Rings in which every non-unit is a zero divisor

A commutative ring $A$ has the property that every non-unit is a zero divisor if and only if the canonical map $A \to T(A)$ is an isomorphism, where $T(A)$ denotes the total ring of fractions of $A$. Also, every $T(A)$ has this property. Thus probably there will be no special terminology except "total rings of fractions".

Artinian rings provide examples: If $x \in A$, the chain $... \subseteq (x^2) \subseteq (x) \subseteq A$ is stationary, say $x^k = y x^{k+1}$ for some minimal $k \geq 0$. If $k=0$, $x$ is a unit. If $k \geq 1$, $x (x^k y - x^{k-1})=0$ and $x^{k-1} \neq y x^k$, i.e. $x$ is a zero divisor.

The class of total rings of fractions is closed under (infinite) products and directed unions. Is it the smallest such class containing the artinian rings?

Any (commutative unitary) ring of Krull dimension 0 has this property. This includes the class of Artinian rings.

[Edit] Proof: If $A$ has Krull dimension $0$, then any maximal $m$ ideal of $A$ is also a minimal prime ideal by the definition of Krull dimension. Applying Krull's theorem on the intersection of prime ideals to the localization $A_m$, we find that $mA_m$ is the nilradical of $A_m$. So for any $f\in m$, there exists a positive integer $n$ such that $f^n=0$ in $A_m$. So there exists $s\in A\setminus m$ such that $sf^n=0$ in $A$. We can choose $n$ smallest with respect to this property so that $sf^{n-1}\ne 0$. Therefore $f$ is a zero divisor. Now any non-unit element $f$ belong to some maximal ideal, it is a zero divisor.

Artining rings are zero-dimensional and semi-local. Boolean rings are reduced and zero-dimensional.

If $(A, m)$ is a local ring, then it has this property if and only if $\mathrm{depth}(A)=0$ (e.g. the example in Daniel Erman's comment). If $A$ is not necessarily local but all localizations $A_m$ at maximal ideals of $A$ have depth $0$, then $A$ has your property. But I don't think this is a necessary condition.

[Edit] Similarly one can construct local rings of depth 0 of any (even infinite) dimension. But I don't know whether there exists a ring of positive dimension with infinitely many maximal ideals and such that all its localizations at maximal ideals have depth 0.
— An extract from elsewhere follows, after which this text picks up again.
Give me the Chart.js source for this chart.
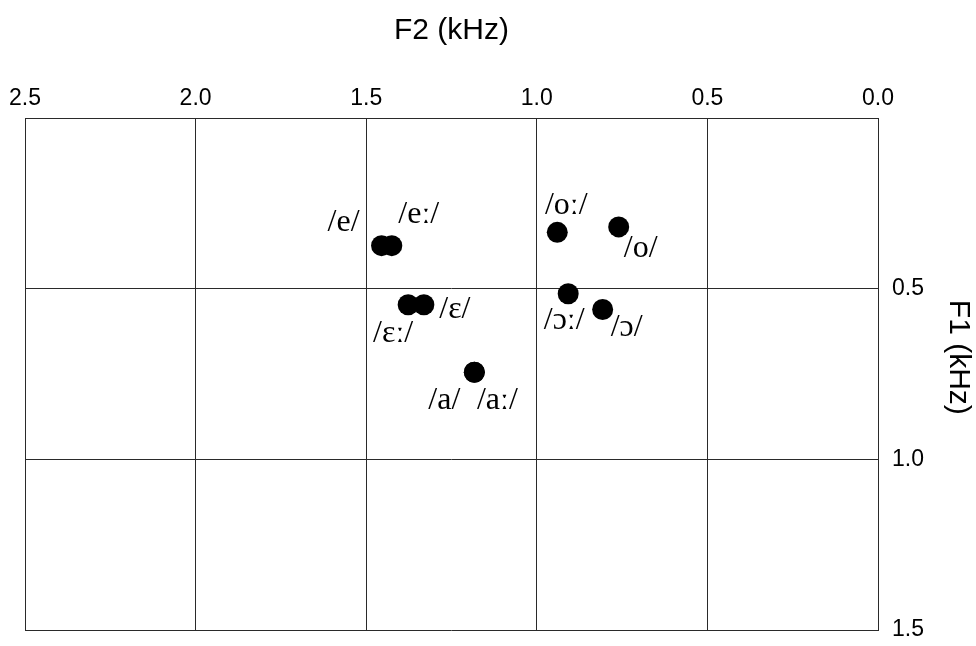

Pace Chris Leary, the standard terminology is that a module all monomorphisms of which are automorphisms is said to be cohopfian (or co-Hopfian, if you're checking MathSciNet).  A Dedekind-finite (a.k.a. directly finite) module usually means a module whose left invertible endomorphisms are also right invertible, equivalently, a module that is not isomorphic to any proper direct summand of itself.

T. Y. Lam, in his book Lectures on Modules and Rings, pp. 320–322, calls a noncommutative ring in which every regular element (i.e. neither right nor left zero-divisor) is a unit a classical ring, and he provides various examples.  One that has not already been mentioned here is that any right (or left) self-injective ring is classical.  Right self-injective rings need not have the property that every element that is merely not a left zero-divisor is a unit; interestingly, for right self-injective rings the latter condition is equivalent to the ring being Dedekind-finite (in the sense of the preceding paragraph), and also equivalent to the ring having stable range 1 (see Y. Suzuki, “On automorphisms of an injective module,” Proc. Japan Acad. 44 (1968), 120–124, and G. F. Birkenmeier, “On the cancellation of quasi-injective modules,” Comm. Algebra 4 (1976), no. 2, 101–109).